The New York City Housing Authority had proposed a ban on storing e-bikes in buildings but faced pushback from people like food couriers whose jobs depended on them. The authority said it is still working on steps for a proposed new rule.
The issue remains top of mind for housing managers. A sign outside the Manhattan apartment complex where the fire occurred this month read, “No pedals or e-bikes allowed beyond this point.”
The City Council is set to discuss e-bike battery safety on Monday. Laws that would ban sales of noncertified batteries and require educating people about the risks of powered mobility devices are among the measures being considered.
Leny Feliu, a founder of Safer Charging, said her brother is a delivery person. “He makes his money that way and I want him to continue making his money, but we need to provide a safe way of charging these items,” she said.
The property management companies Douglas Elliman and AKAM, which oversees 700 apartment complexes in New York City, have begun to communicate with residents and managers about lithium-ion battery safety.
“We want to be proactive, not reactive,” said Chris Alker, the vice president of operations for AKAM. “We don’t want to wait for a fire in order to address situations like these.”

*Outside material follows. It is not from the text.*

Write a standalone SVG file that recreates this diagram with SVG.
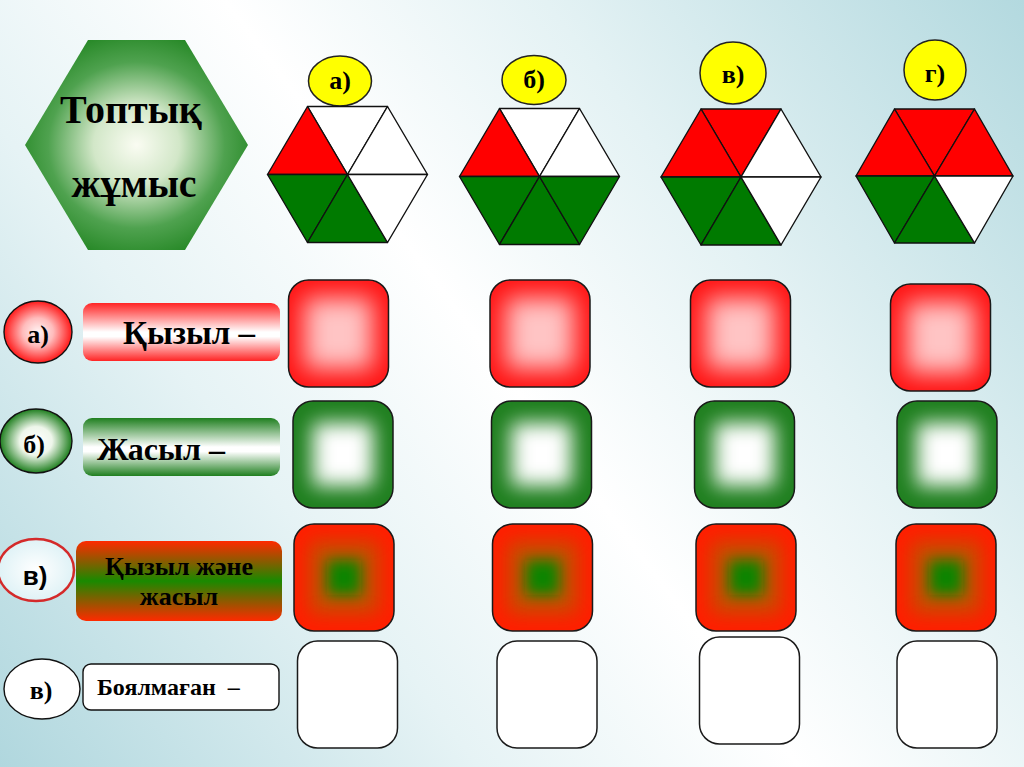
<svg xmlns="http://www.w3.org/2000/svg" width="1024" height="767" viewBox="0 0 1024 767">
  <defs>
    <linearGradient id="bg" x1="1024" y1="0" x2="0" y2="767" gradientUnits="userSpaceOnUse">
      <stop offset="0" stop-color="#b3d9df"/>
      <stop offset="0.3" stop-color="#e4f2f4"/>
      <stop offset="0.5" stop-color="#ffffff"/>
      <stop offset="0.7" stop-color="#e6f3f5"/>
      <stop offset="1" stop-color="#b0d7de"/>
    </linearGradient>
    <radialGradient id="bigHexG" cx="0.5" cy="0.5" r="0.55">
      <stop offset="0" stop-color="#fafcf2"/>
      <stop offset="0.35" stop-color="#d2e7c8"/>
      <stop offset="0.72" stop-color="#4fa24f"/>
      <stop offset="1" stop-color="#268826"/>
    </radialGradient>
    <radialGradient id="redEll" cx="0.5" cy="0.5" r="0.5">
      <stop offset="0" stop-color="#fff4f4"/>
      <stop offset="0.45" stop-color="#ffbcbc"/>
      <stop offset="1" stop-color="#ff1a1a"/>
    </radialGradient>
    <radialGradient id="greenEll" cx="0.5" cy="0.5" r="0.5">
      <stop offset="0" stop-color="#ffffff"/>
      <stop offset="0.45" stop-color="#eef6ea"/>
      <stop offset="1" stop-color="#1f7f1f"/>
    </radialGradient>
    <radialGradient id="blueEll" cx="0.5" cy="0.5" r="0.5">
      <stop offset="0" stop-color="#ffffff"/>
      <stop offset="1" stop-color="#dff2f6"/>
    </radialGradient>
    <linearGradient id="redBar" x1="0" y1="0" x2="0" y2="1">
      <stop offset="0" stop-color="#ff2424"/>
      <stop offset="0.5" stop-color="#ffffff"/>
      <stop offset="0.58" stop-color="#ffffff"/>
      <stop offset="1" stop-color="#ff2424"/>
    </linearGradient>
    <linearGradient id="greenBar" x1="0" y1="0" x2="0" y2="1">
      <stop offset="0" stop-color="#1f7f1f"/>
      <stop offset="0.5" stop-color="#ffffff"/>
      <stop offset="0.58" stop-color="#ffffff"/>
      <stop offset="1" stop-color="#1f7f1f"/>
    </linearGradient>
    <linearGradient id="mixBar" x1="0" y1="0" x2="0" y2="1">
      <stop offset="0" stop-color="#ff2a00"/>
      <stop offset="0.5" stop-color="#198a00"/>
      <stop offset="1" stop-color="#ff2a00"/>
    </linearGradient>
    <filter id="blur12" x="-50%" y="-50%" width="200%" height="200%"><feGaussianBlur stdDeviation="12"/></filter>
    <filter id="blur10" x="-50%" y="-50%" width="200%" height="200%"><feGaussianBlur stdDeviation="10"/></filter>
    <filter id="blur7" x="-50%" y="-50%" width="200%" height="200%"><feGaussianBlur stdDeviation="7"/></filter>
    <clipPath id="sqClip"><rect x="0" y="0" width="100" height="107" rx="20"/></clipPath>
    <style>
      .serif{font-family:"Liberation Serif","DejaVu Serif",serif;font-weight:bold;fill:#000}
      .sans{font-family:"Liberation Sans","DejaVu Sans",sans-serif;font-weight:bold;fill:#000}
      .edge{stroke:#111;stroke-width:1.4;stroke-linejoin:round}
      .sq{stroke:#1a1a1a;stroke-width:1.5;fill:none}
      .R{fill:#ff0000}
      .G{fill:#007a00}
      .W{fill:#ffffff}
      .yel{fill:#ffff00;stroke:#222;stroke-width:1.5}
    </style>
  </defs>

  <rect x="0" y="0" width="1024" height="767" fill="url(#bg)"/>

  <!-- Title hexagon -->
  <g id="title">
    <polygon points="88,40 185,40 248,145 185,250 88,250 25,145" fill="url(#bigHexG)"/>
    <text class="serif" x="131" y="123" font-size="40" text-anchor="middle">Топтық</text>
    <text class="serif" x="134" y="197" font-size="40" text-anchor="middle">жұмыс</text>
  </g>

  <!-- Top labels -->
  <g id="lab-a"><ellipse class="yel" cx="340" cy="81" rx="31.5" ry="25"/><text class="serif" x="340" y="89" font-size="26" text-anchor="middle">а)</text></g>
  <g id="lab-b"><ellipse class="yel" cx="534" cy="80" rx="32" ry="24.5"/><text class="serif" x="534" y="88" font-size="26" text-anchor="middle">б)</text></g>
  <g id="lab-v"><ellipse class="yel" cx="733" cy="73" rx="33" ry="31"/><text class="serif" x="733" y="83" font-size="26" text-anchor="middle">в)</text></g>
  <g id="lab-g"><ellipse class="yel" cx="935" cy="70" rx="31" ry="30"/><text class="serif" x="935" y="82" font-size="26" text-anchor="middle">г)</text></g>

  <!-- Hexagons: triangles relative to center -->
  <g id="hex-a" transform="translate(347.5,174.5)" class="edge">
    <polygon class="W" points="-40,-68 40,-68 0,0"/>
    <polygon class="R" points="-40,-68 -80,0 0,0"/>
    <polygon class="W" points="40,-68 80,0 0,0"/>
    <polygon class="G" points="-80,0 -40,68 0,0"/>
    <polygon class="G" points="-40,68 40,68 0,0"/>
    <polygon class="W" points="40,68 80,0 0,0"/>
  </g>
  <g id="hex-b" transform="translate(539.5,176.5)" class="edge">
    <polygon class="W" points="-40,-68 40,-68 0,0"/>
    <polygon class="R" points="-40,-68 -80,0 0,0"/>
    <polygon class="W" points="40,-68 80,0 0,0"/>
    <polygon class="G" points="-80,0 -40,68 0,0"/>
    <polygon class="G" points="-40,68 40,68 0,0"/>
    <polygon class="G" points="40,68 80,0 0,0"/>
  </g>
  <g id="hex-v" transform="translate(741,177)" class="edge">
    <polygon class="R" points="-40,-68 40,-68 0,0"/>
    <polygon class="R" points="-40,-68 -80,0 0,0"/>
    <polygon class="W" points="40,-68 80,0 0,0"/>
    <polygon class="G" points="-80,0 -40,68 0,0"/>
    <polygon class="G" points="-40,68 40,68 0,0"/>
    <polygon class="W" points="40,68 80,0 0,0"/>
  </g>
  <g id="hex-g" transform="translate(934.5,176)" class="edge">
    <polygon class="R" points="-40,-67 40,-67 0,0"/>
    <polygon class="R" points="-40,-67 -78.5,0 0,0"/>
    <polygon class="R" points="40,-67 78.5,0 0,0"/>
    <polygon class="G" points="-78.5,0 -40,67 0,0"/>
    <polygon class="G" points="-40,67 40,67 0,0"/>
    <polygon class="W" points="40,67 78.5,0 0,0"/>
  </g>

  <!-- Row labels -->
  <g id="row-a">
    <ellipse cx="38" cy="332" rx="34" ry="31" fill="url(#redEll)" class="edge"/>
    <text class="serif" x="38" y="343" font-size="26" text-anchor="middle">а)</text>
    <rect x="83" y="303" width="197" height="58" rx="9" fill="url(#redBar)"/>
    <text class="serif" x="123" y="344" font-size="33">Қызыл –</text>
  </g>
  <g id="row-b">
    <ellipse cx="36" cy="441" rx="36" ry="32" fill="url(#greenEll)" class="edge"/>
    <text class="serif" x="34" y="453" font-size="26" text-anchor="middle">б)</text>
    <rect x="83" y="418" width="197" height="58" rx="9" fill="url(#greenBar)"/>
    <text class="serif" x="97" y="460" font-size="32">Жасыл –</text>
  </g>
  <g id="row-v">
    <ellipse cx="36" cy="570" rx="38" ry="31" fill="url(#blueEll)" stroke="#d42a2a" stroke-width="2.5"/>
    <text class="sans" x="35" y="585" font-size="26" text-anchor="middle">в)</text>
    <rect x="76" y="541" width="206" height="80" rx="10" fill="url(#mixBar)"/>
    <text class="serif" x="179" y="575" font-size="26" text-anchor="middle" fill="#111">Қызыл және</text>
    <text class="serif" x="179" y="605" font-size="26" text-anchor="middle" fill="#111">жасыл</text>
  </g>
  <g id="row-none">
    <ellipse cx="42" cy="689" rx="38" ry="30" fill="#ffffff" class="edge"/>
    <text class="serif" x="41" y="699" font-size="26" text-anchor="middle">в)</text>
    <rect x="83" y="664" width="196" height="46" rx="8" fill="#ffffff" class="edge"/>
    <text class="serif" x="97" y="695" font-size="24" xml:space="preserve">Боялмаған  –</text>
  </g>

  <!-- Red squares -->
  <g id="red-1" transform="translate(288.5,280)"><g clip-path="url(#sqClip)"><rect width="100" height="107" fill="#ff1414"/><rect x="16" y="18" width="68" height="71" fill="#ffc4c4" filter="url(#blur12)"/></g><rect class="sq" width="100" height="107" rx="20"/></g>
  <g id="red-2" transform="translate(490,280)"><g clip-path="url(#sqClip)"><rect width="100" height="107" fill="#ff1414"/><rect x="16" y="18" width="68" height="71" fill="#ffc4c4" filter="url(#blur12)"/></g><rect class="sq" width="100" height="107" rx="20"/></g>
  <g id="red-3" transform="translate(690.5,280)"><g clip-path="url(#sqClip)"><rect width="100" height="107" fill="#ff1414"/><rect x="16" y="18" width="68" height="71" fill="#ffc4c4" filter="url(#blur12)"/></g><rect class="sq" width="100" height="107" rx="20"/></g>
  <g id="red-4" transform="translate(890.5,284)"><g clip-path="url(#sqClip)"><rect width="100" height="107" fill="#ff1414"/><rect x="16" y="18" width="68" height="71" fill="#ffc4c4" filter="url(#blur12)"/></g><rect class="sq" width="100" height="107" rx="20"/></g>

  <!-- Green squares -->
  <g id="green-1" transform="translate(293,401)"><g clip-path="url(#sqClip)"><rect width="100" height="107" fill="#1f7f1f"/><rect x="20" y="22" width="60" height="63" fill="#ffffff" filter="url(#blur10)"/></g><rect class="sq" width="100" height="107" rx="20"/></g>
  <g id="green-2" transform="translate(491.5,401)"><g clip-path="url(#sqClip)"><rect width="100" height="107" fill="#1f7f1f"/><rect x="20" y="22" width="60" height="63" fill="#ffffff" filter="url(#blur10)"/></g><rect class="sq" width="100" height="107" rx="20"/></g>
  <g id="green-3" transform="translate(694.5,401)"><g clip-path="url(#sqClip)"><rect width="100" height="107" fill="#1f7f1f"/><rect x="20" y="22" width="60" height="63" fill="#ffffff" filter="url(#blur10)"/></g><rect class="sq" width="100" height="107" rx="20"/></g>
  <g id="green-4" transform="translate(897,401)"><g clip-path="url(#sqClip)"><rect width="100" height="107" fill="#1f7f1f"/><rect x="20" y="22" width="60" height="63" fill="#ffffff" filter="url(#blur10)"/></g><rect class="sq" width="100" height="107" rx="20"/></g>

  <!-- Mixed squares -->
  <g id="mix-1" transform="translate(294,524)"><g clip-path="url(#sqClip)"><rect width="100" height="107" fill="#ff1e00"/><rect x="16" y="18" width="68" height="71" fill="#c05200" filter="url(#blur10)"/><rect x="33" y="36" width="34" height="35" fill="#108400" filter="url(#blur7)"/></g><rect class="sq" width="100" height="107" rx="20"/></g>
  <g id="mix-2" transform="translate(492.5,524)"><g clip-path="url(#sqClip)"><rect width="100" height="107" fill="#ff1e00"/><rect x="16" y="18" width="68" height="71" fill="#c05200" filter="url(#blur10)"/><rect x="33" y="36" width="34" height="35" fill="#108400" filter="url(#blur7)"/></g><rect class="sq" width="100" height="107" rx="20"/></g>
  <g id="mix-3" transform="translate(696,524)"><g clip-path="url(#sqClip)"><rect width="100" height="107" fill="#ff1e00"/><rect x="16" y="18" width="68" height="71" fill="#c05200" filter="url(#blur10)"/><rect x="33" y="36" width="34" height="35" fill="#108400" filter="url(#blur7)"/></g><rect class="sq" width="100" height="107" rx="20"/></g>
  <g id="mix-4" transform="translate(896,524)"><g clip-path="url(#sqClip)"><rect width="100" height="107" fill="#ff1e00"/><rect x="16" y="18" width="68" height="71" fill="#c05200" filter="url(#blur10)"/><rect x="33" y="36" width="34" height="35" fill="#108400" filter="url(#blur7)"/></g><rect class="sq" width="100" height="107" rx="20"/></g>

  <!-- White squares -->
  <g id="white-1" transform="translate(297.5,641)"><rect class="sq" width="100" height="107" rx="20" style="fill:#ffffff"/></g>
  <g id="white-2" transform="translate(497,641)"><rect class="sq" width="100" height="107" rx="20" style="fill:#ffffff"/></g>
  <g id="white-3" transform="translate(699.5,637)"><rect class="sq" width="100" height="107" rx="20" style="fill:#ffffff"/></g>
  <g id="white-4" transform="translate(897,641)"><rect class="sq" width="100" height="107" rx="20" style="fill:#ffffff"/></g>
</svg>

Proper care and recycling are crucial.
After the batteries have exhausted their life spans, which can vary, the next step is safe disposal — not throwing them in household trash, which is illegal in some states, including New York. Some companies like Home Depot and Best Buy accept used lithium-ion batteries. Some states require retailers to accept customers’ rechargeable batteries for recycling. Consumers can also contact battery manufacturers for disposal options.
Call2Recycle works with 52 brands and 75 bike shops to repurpose the batteries’ metal components, said Leo Raudys, the group’s chief executive. Since starting to accept lithium-ion batteries in March, it’s received 18,000 pounds of them.
“These batteries are phenomenal, and when people follow best practices and make good batteries, they’re safe, they’re reliable,” he said, adding, “The problem is we’re seeing bad actors out there that are marketing and selling batteries that are unsafe or not certified.”